--- start of GIVEN RECORDS ---
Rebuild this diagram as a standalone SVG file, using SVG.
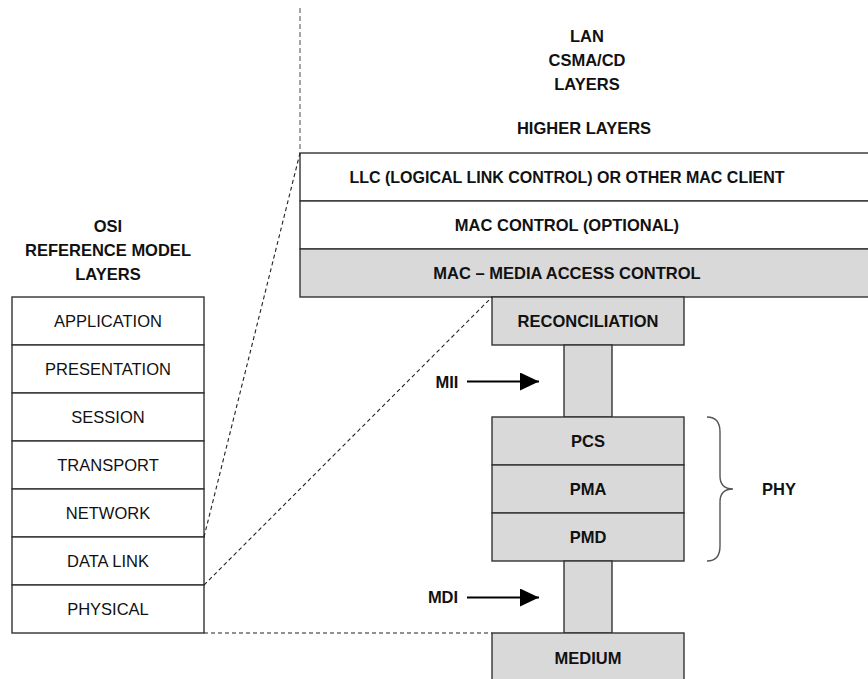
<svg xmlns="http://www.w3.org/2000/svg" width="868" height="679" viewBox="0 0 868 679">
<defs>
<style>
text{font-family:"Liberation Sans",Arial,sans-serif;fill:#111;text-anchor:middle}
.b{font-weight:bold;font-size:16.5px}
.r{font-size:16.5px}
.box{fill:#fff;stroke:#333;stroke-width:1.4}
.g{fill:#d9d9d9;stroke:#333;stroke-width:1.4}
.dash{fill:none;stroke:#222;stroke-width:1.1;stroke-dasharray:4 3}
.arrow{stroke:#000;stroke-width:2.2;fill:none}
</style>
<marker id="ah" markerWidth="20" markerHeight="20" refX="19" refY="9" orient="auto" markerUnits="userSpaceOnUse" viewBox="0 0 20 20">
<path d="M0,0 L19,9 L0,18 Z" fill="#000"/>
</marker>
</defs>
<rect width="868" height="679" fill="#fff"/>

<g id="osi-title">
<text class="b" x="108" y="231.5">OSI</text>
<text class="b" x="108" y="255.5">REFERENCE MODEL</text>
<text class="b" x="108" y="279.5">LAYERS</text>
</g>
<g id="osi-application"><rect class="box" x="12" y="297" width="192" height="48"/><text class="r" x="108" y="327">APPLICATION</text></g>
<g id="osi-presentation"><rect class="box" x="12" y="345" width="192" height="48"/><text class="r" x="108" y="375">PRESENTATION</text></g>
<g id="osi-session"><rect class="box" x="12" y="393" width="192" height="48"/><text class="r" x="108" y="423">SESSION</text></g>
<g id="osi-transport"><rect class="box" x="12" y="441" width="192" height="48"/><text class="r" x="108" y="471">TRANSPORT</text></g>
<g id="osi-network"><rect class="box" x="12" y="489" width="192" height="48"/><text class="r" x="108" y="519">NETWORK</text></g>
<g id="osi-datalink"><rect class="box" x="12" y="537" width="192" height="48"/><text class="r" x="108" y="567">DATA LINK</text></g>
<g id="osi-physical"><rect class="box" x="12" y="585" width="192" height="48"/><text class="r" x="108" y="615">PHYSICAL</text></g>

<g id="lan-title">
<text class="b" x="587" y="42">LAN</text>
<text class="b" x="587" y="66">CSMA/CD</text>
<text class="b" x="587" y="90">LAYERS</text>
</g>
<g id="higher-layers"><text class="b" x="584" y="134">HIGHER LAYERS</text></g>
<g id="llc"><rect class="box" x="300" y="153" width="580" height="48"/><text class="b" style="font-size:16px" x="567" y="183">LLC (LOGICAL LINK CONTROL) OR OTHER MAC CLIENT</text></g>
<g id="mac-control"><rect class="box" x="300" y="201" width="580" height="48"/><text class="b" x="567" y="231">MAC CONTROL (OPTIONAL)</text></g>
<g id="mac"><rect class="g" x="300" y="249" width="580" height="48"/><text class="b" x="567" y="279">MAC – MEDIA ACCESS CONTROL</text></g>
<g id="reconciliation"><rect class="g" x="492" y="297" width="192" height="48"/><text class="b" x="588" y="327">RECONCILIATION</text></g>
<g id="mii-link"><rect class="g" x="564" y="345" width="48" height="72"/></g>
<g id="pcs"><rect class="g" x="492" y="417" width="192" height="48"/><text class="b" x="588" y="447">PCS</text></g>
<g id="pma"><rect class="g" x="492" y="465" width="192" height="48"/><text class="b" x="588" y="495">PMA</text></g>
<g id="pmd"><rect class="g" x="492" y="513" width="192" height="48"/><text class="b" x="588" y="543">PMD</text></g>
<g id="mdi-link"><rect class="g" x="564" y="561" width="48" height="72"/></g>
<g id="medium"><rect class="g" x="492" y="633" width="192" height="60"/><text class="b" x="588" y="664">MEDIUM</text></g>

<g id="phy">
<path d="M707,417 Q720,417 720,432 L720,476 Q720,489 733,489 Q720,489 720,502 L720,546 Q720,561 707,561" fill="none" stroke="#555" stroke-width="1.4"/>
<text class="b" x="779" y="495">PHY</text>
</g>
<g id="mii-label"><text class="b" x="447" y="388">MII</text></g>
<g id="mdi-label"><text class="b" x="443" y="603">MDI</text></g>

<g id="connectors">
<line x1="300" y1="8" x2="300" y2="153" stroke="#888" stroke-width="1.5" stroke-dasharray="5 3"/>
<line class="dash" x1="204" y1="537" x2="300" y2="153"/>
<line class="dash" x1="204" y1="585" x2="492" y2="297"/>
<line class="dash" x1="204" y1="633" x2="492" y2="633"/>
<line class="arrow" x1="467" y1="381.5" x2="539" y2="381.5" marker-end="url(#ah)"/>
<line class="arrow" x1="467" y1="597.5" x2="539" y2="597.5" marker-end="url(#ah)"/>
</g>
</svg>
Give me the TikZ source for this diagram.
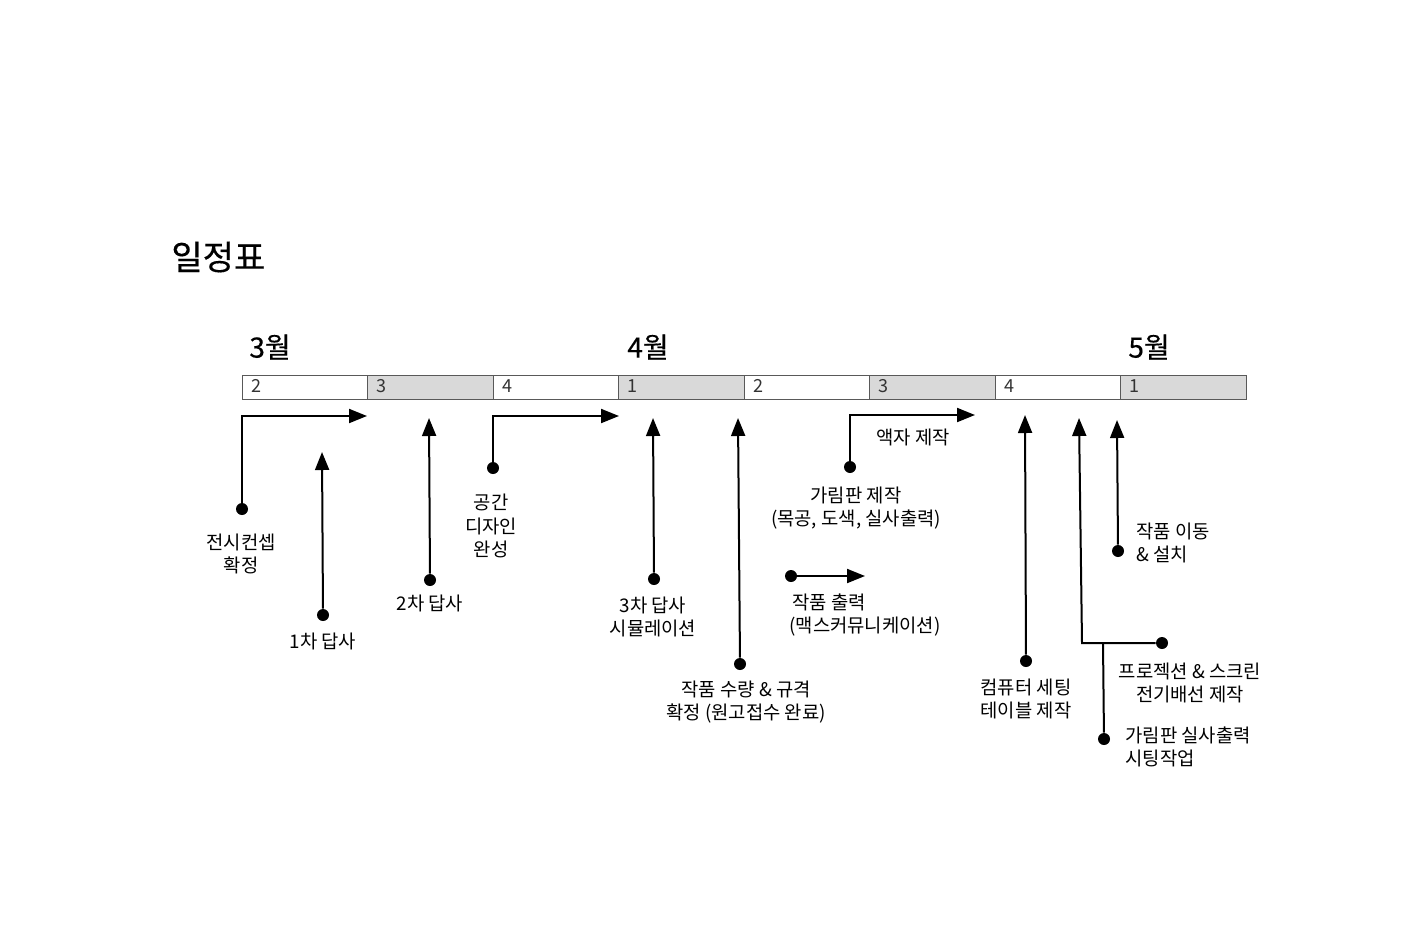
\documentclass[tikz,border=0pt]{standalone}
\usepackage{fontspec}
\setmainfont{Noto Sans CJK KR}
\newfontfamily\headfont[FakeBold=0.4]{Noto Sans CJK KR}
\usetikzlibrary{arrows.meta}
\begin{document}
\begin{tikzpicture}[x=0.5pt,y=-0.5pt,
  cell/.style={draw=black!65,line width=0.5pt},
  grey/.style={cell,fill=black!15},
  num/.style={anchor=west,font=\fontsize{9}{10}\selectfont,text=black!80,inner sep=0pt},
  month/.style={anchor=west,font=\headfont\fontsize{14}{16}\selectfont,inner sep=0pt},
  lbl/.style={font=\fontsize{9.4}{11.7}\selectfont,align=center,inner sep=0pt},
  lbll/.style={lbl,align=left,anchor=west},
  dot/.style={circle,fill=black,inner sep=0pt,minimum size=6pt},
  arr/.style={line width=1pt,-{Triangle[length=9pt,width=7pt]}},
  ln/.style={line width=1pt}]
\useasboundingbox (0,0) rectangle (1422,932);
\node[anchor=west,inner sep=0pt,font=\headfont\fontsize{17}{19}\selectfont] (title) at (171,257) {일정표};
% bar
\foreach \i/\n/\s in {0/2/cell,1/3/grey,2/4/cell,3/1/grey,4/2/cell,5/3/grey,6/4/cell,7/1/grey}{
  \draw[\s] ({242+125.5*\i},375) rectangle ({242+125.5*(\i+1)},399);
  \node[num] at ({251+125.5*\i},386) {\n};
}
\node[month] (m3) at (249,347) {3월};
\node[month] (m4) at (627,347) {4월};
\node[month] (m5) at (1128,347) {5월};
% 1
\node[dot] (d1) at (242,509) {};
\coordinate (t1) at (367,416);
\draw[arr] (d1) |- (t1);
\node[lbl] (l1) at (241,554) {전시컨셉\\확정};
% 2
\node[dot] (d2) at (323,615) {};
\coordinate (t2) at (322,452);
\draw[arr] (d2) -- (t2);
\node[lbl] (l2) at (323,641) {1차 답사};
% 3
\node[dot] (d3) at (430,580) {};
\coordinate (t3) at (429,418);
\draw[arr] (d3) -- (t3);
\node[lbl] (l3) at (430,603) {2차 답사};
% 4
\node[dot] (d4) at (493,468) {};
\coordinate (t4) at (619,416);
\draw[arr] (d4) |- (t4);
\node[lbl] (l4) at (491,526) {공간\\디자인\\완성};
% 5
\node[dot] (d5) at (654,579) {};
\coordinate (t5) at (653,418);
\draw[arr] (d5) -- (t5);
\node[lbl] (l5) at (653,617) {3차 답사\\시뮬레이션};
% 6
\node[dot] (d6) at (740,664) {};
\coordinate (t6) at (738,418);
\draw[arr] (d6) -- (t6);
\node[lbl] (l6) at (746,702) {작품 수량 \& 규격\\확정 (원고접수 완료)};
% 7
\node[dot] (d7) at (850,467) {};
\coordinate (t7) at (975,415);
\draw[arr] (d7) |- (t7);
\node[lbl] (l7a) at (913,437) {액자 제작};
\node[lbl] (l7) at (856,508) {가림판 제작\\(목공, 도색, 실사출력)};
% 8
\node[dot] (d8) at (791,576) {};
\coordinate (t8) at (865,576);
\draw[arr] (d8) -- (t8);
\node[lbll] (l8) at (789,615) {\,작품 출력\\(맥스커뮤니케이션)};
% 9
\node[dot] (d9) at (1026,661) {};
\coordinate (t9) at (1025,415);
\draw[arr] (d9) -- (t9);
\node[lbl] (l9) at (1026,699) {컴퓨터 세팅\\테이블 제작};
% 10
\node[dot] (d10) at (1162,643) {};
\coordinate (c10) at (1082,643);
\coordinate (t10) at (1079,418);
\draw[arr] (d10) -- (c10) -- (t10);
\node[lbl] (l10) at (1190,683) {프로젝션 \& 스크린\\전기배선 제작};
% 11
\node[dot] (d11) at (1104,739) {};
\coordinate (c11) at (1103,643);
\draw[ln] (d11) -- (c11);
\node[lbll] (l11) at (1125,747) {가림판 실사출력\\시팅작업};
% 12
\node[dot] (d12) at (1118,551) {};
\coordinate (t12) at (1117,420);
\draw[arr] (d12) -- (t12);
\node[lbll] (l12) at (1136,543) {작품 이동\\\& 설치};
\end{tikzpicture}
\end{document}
--- end of GIVEN RECORDS ---
EXERCISE OBJECTIVE » Each line that holds the word "this" should be extracted from the records.

RESPONSE TO THE EXERCISE »
Rebuild this diagram as a standalone SVG file, using SVG.
Give me the TikZ source for this diagram.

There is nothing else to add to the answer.